Selling a company is not just a transaction. It’s a shift in ownership, a closing of one chapter, and the opening of another. It’s the moment when years of hard work, sleepless nights, and relentless decision-making finally translate into a deal that must be airtight, profitable, and strategically sound.
In Botswana, selling a company is more than just handing over the keys and cashing a check. It’s a structured process, bound by legal, financial, and regulatory obligations that demand precision. Miss a step, and you could be looking at tax penalties, legal disputes, or a deal that falls apart at the last moment. This guide will strip the process down to its core—what needs to happen, how to do it right, and how to walk away with the best possible outcome.

Preparing for the sale
Before the company is even on the market, preparation is everything. Rushing into a sale is a disaster waiting to happen. Buyers want clean financials, clear ownership structures, and proof that what they’re buying is worth every pula.
• Valuation of the company
No guesswork. No gut feelings. A professional business valuation determines the true worth of the company, considering assets, liabilities, market position, and revenue streams. It’s the number that dictates negotiations.
• Legal & financial clean-up
Any undisclosed debts, missing tax filings, or unclear ownership disputes can derail a sale instantly. Before listing the company, all legal and financial records must be in order.
• Structuring the sale
The structure of the deal affects tax liabilities, buyer interest, and final payouts. Every option must be weighed carefully.
The groundwork makes or breaks the sale. The better the preparation, the smoother the process.
Finding the right buyer
Not every buyer is the right buyer. Some want to undercut the valuation. Some don’t have the financial backing. Some seem perfect but stall the deal indefinitely. Identifying serious, qualified buyers saves time, frustration, and wasted negotiations.
- Direct Industry Buyers – Competitors, suppliers, or investors already within the industry often present the best offers.
- Private Investors & Equity Firms – Those looking to expand their portfolios might see value in acquiring an established company.
- Internal Buyouts – Selling to existing partners, shareholders, or employees can ensure continuity.
Screening buyers isn’t paranoia—it’s protection. Deals collapse when buyers can’t secure financing, lack commitment, or simply want to test the waters. The focus must be on serious, financially capable buyers.
Negotiating the deal
Negotiation is an art. Too aggressive, and buyers walk away. Too lenient, and money is left on the table. The process must be balanced, strategic, and guided by facts, not emotions.
• Setting the price and terms
The valuation sets the price, but terms like payment structure, transition periods, and liability clauses determine how the deal unfolds.
• Due diligence process
Buyers will scrutinize every financial statement, legal document, contract, and operational detail. Being prepared speeds up this stage and builds buyer confidence.
• Finalizing agreements
The sale agreement must cover every aspect—price, payment terms, non-compete clauses, employee handovers, and future liabilities. Vague contracts invite disputes.

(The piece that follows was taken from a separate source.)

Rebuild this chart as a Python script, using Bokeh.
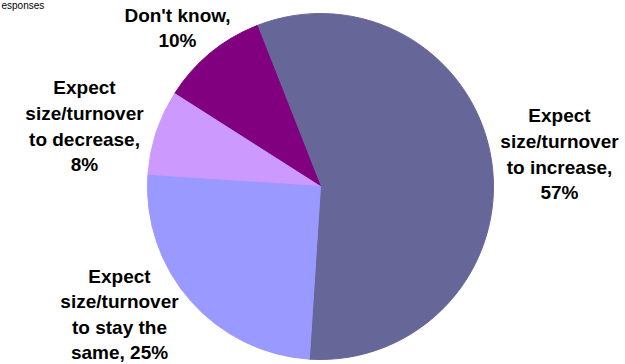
import math
from bokeh.plotting import figure
from bokeh.models import ColumnDataSource, Range1d
from bokeh.core.properties import value
from bokeh.embed import file_html
from bokeh.resources import INLINE

# ---- data ----
categories = ["Expect size/turnover to increase", "Don't know",
              "Expect size/turnover to decrease", "Expect size/turnover to stay the same"]
values = [57, 10, 8, 25]
label_lines = [
    ["Expect", "size/turnover", "to increase,", "57%"],
    ["Don't know,", "10%"],
    ["Expect", "size/turnover", "to decrease,", "8%"],
    ["Expect", "size/turnover", "to stay the", "same, 25%"],
]
header_text = "esponses"

# ---- style / layout ----
colors = ["#666699", "#800080", "#CC99FF", "#9999FF"]
W, H = 625, 364
cx, cy_ref, r = 320, 186, 173
start_deg = -93.7
label_anchor = [(559, 115), (177, 14.5), (84, 87), (119, 276)]  # centre x, first line anchor (px)
line_steps = [25.8, 25.7, 25.8, 25.3]
FONT = "Liberation Sans"

p = figure(width=W, height=H, output_backend="svg", toolbar_location=None,
           x_range=Range1d(0, W), y_range=Range1d(0, H),
           min_border=0, outline_line_color=None)
p.axis.visible = False
p.grid.visible = False
p.background_fill_color = "white"
p.border_fill_color = "white"

total = float(sum(values))
starts, ends = [], []
acc = 0.0
for v in values:
    a0 = math.radians(start_deg + 360.0 * acc / total)
    acc += v
    a1 = math.radians(start_deg + 360.0 * acc / total)
    starts.append(a0)
    ends.append(a1)

cy = H - cy_ref
wsrc = ColumnDataSource(dict(x=[cx] * len(values), y=[cy] * len(values),
                             start=starts, end=ends, color=colors, cat=categories))
p.wedge(x="x", y="y", radius=r, start_angle="start", end_angle="end",
        fill_color="color", line_color="color", line_width=1, source=wsrc,
        direction="anticlock")

xs, ys, ts = [], [], []
for lines, (ax, ay), step in zip(label_lines, label_anchor, line_steps):
    for i, t in enumerate(lines):
        xs.append(ax)
        ys.append(H - (ay + i * step))
        ts.append(t)
tsrc = ColumnDataSource(dict(x=xs, y=ys, text=ts))
p.text(x="x", y="y", text="text", source=tsrc, text_align="center",
       text_baseline="alphabetic", text_font=value(FONT), text_font_style="bold",
       text_font_size="19px", text_color="black")

p.text(x=[1], y=[H - 5], text=[header_text], text_align="left",
       text_baseline="alphabetic", text_font=value(FONT),
       text_font_size="10px", text_color="black")

open("out.html", "w").write(file_html(p, INLINE))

The negotiation phase defines the outcome. A strong, well-structured deal is the difference between a smooth transition and post-sale complications.
Legal and tax implications
Botswana’s legal and tax framework governs company sales with strict regulations. Overlooking compliance is not an option.
• Transfer of ownership
The Companies and Intellectual Property Authority (CIPA) must be notified, and ownership records updated.

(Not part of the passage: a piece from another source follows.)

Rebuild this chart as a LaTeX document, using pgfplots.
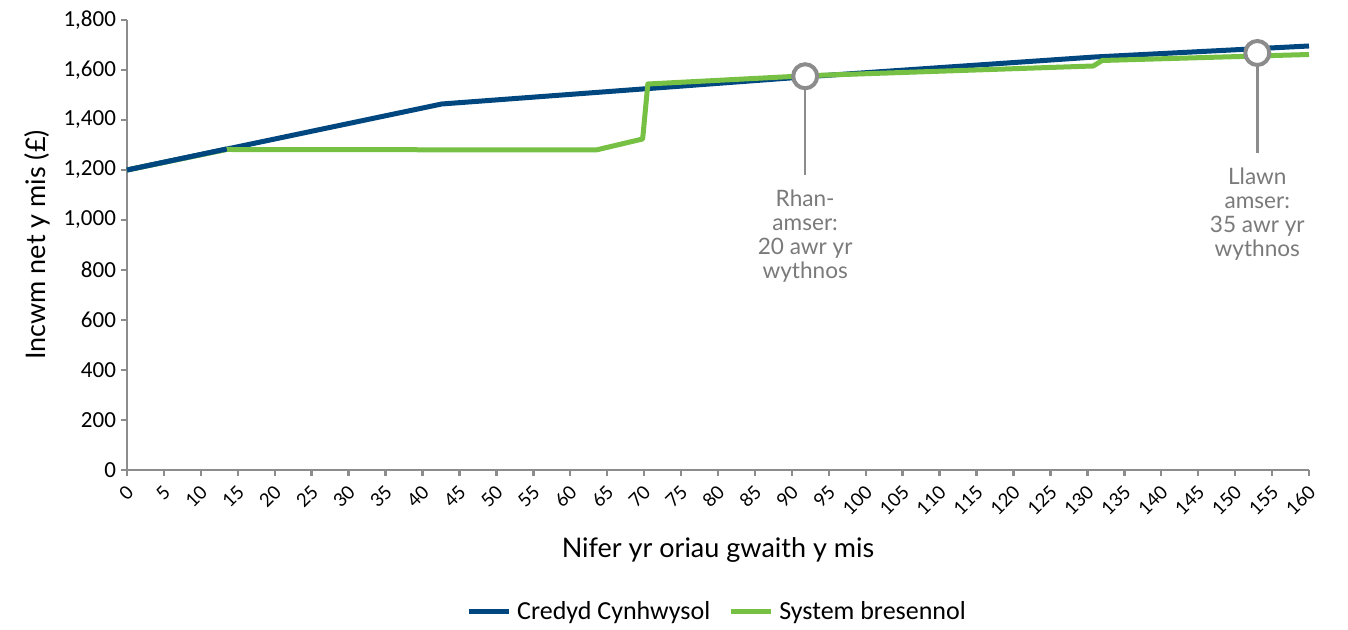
\documentclass[border=0pt]{standalone}
\usepackage{fontspec}
\setmainfont{Carlito}
\newfontfamily\roundfont{Lato}
\usepackage{pgfplots}
\pgfplotsset{compat=1.18}
\definecolor{navy}{HTML}{00467F}
\definecolor{lgreen}{HTML}{76C043}
\definecolor{axgray}{HTML}{8C8C8C}
\definecolor{txtgray}{HTML}{7A7A7A}
\begin{document}
\begin{tikzpicture}
\begin{axis}[
  scale only axis,
  width=591pt, height=225pt,
  xmin=0, xmax=160, ymin=0, ymax=1800,
  axis lines*=left,
  axis line style={axgray, line width=1.2pt},
  tick style={axgray, line width=1.2pt},
  tick align=outside,
  major tick length=3pt,
  xtick={0,5,...,160},
  ytick={0,200,...,1800},
  /pgf/number format/assume math mode=true,
  /pgf/number format/1000 sep={,},
  yticklabel style={font=\fontsize{11.5}{13}\selectfont, xshift=1pt},
  xticklabel style={font=\roundfont\fontsize{9.3}{11}\selectfont, xshift=4pt, yshift=-4pt, rotate=45, anchor=east},
  xlabel={\roundfont Nifer yr oriau gwaith y mis},
  ylabel={\roundfont Incwm net y mis (£)},
  xlabel style={font=\fontsize{13.5}{15}\selectfont, at={(axis description cs:0.5,-0.178)}, anchor=center},
  ylabel style={font=\fontsize{13.5}{15}\selectfont, at={(axis description cs:-0.0755,0.5)}, anchor=center},
  legend style={draw=none, at={(0.5,-0.315)}, anchor=center, legend columns=2, font=\fontsize{13}{15}\selectfont,
    /tikz/every even column/.append style={column sep=7pt},
    /tikz/every odd column/.append style={column sep=1pt}},
  legend image code/.code={\draw[#1, line width=2.5pt] (0pt,0pt) -- (20pt,0pt);},
  clip=false,
]
\addplot[navy, line width=2.5pt, line join=round] coordinates {
 (0,1200) (42.6,1464) (92,1573) (131,1652) (160,1696)};
\addlegendentry{Credyd Cynhwysol}
\addplot[lgreen, line width=2.5pt, line join=round] coordinates {
 (0,1200) (13.5,1282) (63.5,1280) (69.8,1324) (70.5,1544) (92,1577) (130.8,1616) (132,1638) (160,1662)};
\addlegendentry{System bresennol}
\addplot[navy, line width=2.5pt, forget plot] coordinates {(0,1200) (13.5,1284)};
\addplot[axgray, line width=1.3pt, forget plot] coordinates {(91.8,1575) (91.8,1180)};
\addplot[axgray, line width=1.3pt, forget plot] coordinates {(153,1668) (153,1268)};
\addplot[only marks, mark=*, mark size=6pt, mark options={fill=white, draw=axgray, line width=2pt}, forget plot] coordinates {(91.8,1575) (153,1668)};
\node[below, align=center, text=txtgray, font=\roundfont\fontsize{11.3}{12}\selectfont, yshift=-4pt] at (axis cs:91.8,1180) {Rhan-\\amser:\\20 awr yr\\wythnos};
\node[below, align=center, text=txtgray, font=\roundfont\fontsize{11.3}{12}\selectfont, yshift=-4pt] at (axis cs:153,1268) {Llawn\\amser:\\35 awr yr\\wythnos};
\end{axis}
\pgfresetboundingbox
\useasboundingbox ([xshift=-63.5pt,yshift=-80pt]current axis.south west) rectangle ([xshift=19.5pt,yshift=10pt]current axis.north east);
\end{tikzpicture}
\end{document}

• Taxation on sale proceeds
Capital gains tax applies to the sale, and any unpaid corporate taxes must be settled before ownership transfer.
• Employee & contractual obligations
If employees or long-term contracts are involved, labor laws and contract transfer clauses must be followed.

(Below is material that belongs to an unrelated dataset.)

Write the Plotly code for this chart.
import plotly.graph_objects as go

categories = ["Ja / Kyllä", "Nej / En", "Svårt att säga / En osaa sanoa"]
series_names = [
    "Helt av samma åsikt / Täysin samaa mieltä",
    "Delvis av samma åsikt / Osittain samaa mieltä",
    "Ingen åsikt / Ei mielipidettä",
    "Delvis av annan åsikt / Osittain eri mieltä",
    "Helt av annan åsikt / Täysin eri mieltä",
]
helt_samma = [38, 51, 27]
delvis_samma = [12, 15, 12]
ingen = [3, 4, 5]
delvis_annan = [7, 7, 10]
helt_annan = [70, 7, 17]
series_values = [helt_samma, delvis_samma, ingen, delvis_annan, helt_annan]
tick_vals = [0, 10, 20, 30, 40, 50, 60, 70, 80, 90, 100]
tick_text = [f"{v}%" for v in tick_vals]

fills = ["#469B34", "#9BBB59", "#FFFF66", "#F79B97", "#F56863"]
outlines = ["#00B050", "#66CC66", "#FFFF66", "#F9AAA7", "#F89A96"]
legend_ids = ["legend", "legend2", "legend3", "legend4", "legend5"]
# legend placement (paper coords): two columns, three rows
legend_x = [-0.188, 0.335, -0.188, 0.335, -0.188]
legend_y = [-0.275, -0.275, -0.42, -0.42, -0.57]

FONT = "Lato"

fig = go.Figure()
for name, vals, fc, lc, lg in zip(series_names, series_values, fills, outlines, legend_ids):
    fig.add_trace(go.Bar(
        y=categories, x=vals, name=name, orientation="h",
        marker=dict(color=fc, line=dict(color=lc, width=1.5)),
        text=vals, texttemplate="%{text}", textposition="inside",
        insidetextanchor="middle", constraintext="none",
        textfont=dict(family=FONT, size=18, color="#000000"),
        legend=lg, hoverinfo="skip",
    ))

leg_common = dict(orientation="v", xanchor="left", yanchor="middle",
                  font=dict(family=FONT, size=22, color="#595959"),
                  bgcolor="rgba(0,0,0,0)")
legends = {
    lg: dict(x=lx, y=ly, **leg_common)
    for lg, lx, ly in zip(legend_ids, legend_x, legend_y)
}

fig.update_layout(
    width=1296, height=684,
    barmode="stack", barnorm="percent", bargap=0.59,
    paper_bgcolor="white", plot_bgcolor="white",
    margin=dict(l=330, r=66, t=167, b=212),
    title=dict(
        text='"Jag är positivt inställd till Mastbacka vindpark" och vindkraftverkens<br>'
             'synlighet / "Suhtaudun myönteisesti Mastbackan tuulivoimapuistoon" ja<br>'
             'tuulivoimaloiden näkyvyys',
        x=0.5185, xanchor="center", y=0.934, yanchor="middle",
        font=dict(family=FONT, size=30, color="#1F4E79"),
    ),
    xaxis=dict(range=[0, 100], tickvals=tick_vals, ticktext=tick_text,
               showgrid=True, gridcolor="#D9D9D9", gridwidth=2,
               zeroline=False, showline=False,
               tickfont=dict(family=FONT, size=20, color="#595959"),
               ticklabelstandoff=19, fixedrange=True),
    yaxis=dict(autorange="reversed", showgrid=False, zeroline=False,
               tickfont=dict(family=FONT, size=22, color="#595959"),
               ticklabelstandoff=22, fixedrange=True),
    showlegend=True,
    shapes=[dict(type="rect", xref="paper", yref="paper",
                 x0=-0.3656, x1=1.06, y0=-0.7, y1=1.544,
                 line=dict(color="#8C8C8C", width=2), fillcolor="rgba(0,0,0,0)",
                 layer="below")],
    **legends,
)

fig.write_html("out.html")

Legal missteps lead to delays, financial penalties, or even legal disputes. A corporate lawyer and tax advisor are non-negotiable assets in this process.
Closing the sale and transitioning
The deal isn’t over when the papers are signed. The transition phase ensures the new owner takes over smoothly, without disruptions.
- Handover Period – A defined period where the previous owner assists in the transition, ensuring business continuity.
- Settling Outstanding Payments – Any pending debts, supplier payments, or outstanding invoices must be settled before full handover.
- Communication with Stakeholders – Employees, clients, suppliers, and investors must be informed strategically to maintain trust and confidence in the business.
A clean exit is just as crucial as the sale itself. A rushed, unstructured transition can damage operations, relationships, and the company’s future under new ownership.
Final thoughts
Selling a company in Botswana isn’t just about signing documents and collecting a check. It’s about meticulous preparation, finding the right buyer, negotiating a deal that benefits both parties, and handling legal, tax, and operational transitions with precision.
This is more than a transaction—it’s a legacy shift. Done right, it’s a powerful financial move. Done wrong, it’s a logistical and legal nightmare. The only way forward is with strategy, patience, and a relentless focus on every detail.